勝部氏は、県科学技術振興室の室長補佐だった1993(平成5)年、ILCの誘致に向けた事業に携わった。ことしに入り急浮上したILC誘致だが、10年以上も前から情報収集が行われていたという。
ILCは地下に直線状のトンネルを掘り、すべての物質を形成する最小単位の一つ「電子」と「陽電子」を超高速で衝突させるという大規模実験装置。「ぶつけると言っても、危険なものではありません」と、分かりやすい切り口でILCの構造を説明した。
北上高地がILC設置の候補に選ばれた理由は、その強固な岩盤。田瀬湖の南側から、江刺区の学間沢バス停付近、米里、伊手、阿原山へと至り、一関市の大東、千厩へと至るラインが、すべて硬い花こう岩盤になっており、実際に踏査もしたという。
勝部局長は「最初は延長25km程度のトンネルを想定していたが、30km、50kmと想定規模が大きくなるにつれ、候補地も次々に絞られてきた。国内候補地に順位を付けるなら北上が一番と言いたい。地質学者にサンプルの岩を調べてもらったら、その硬さに驚いていた」と語った。

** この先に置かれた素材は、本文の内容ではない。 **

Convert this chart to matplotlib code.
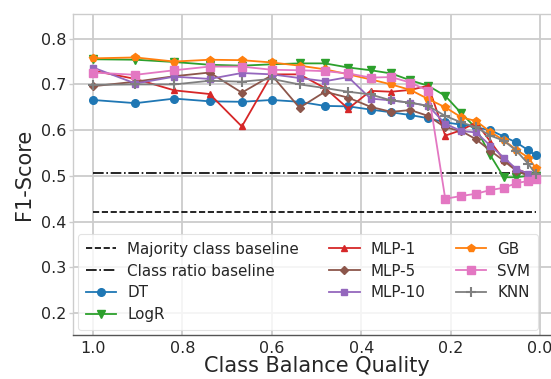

今後については、「海外研究者を含めた居住環境の受け入れを考えると、岩手県だけでは課題が多すぎる。つくば(茨城県にある学術研究都市)には、海外研究者の子どもを学ばせる教育環境がなく不評だという。こうなると、東北各県と協力しないといけない。岩手というより、東北として何とか誘致しようという機運を高めていく必要がある」と訴えた。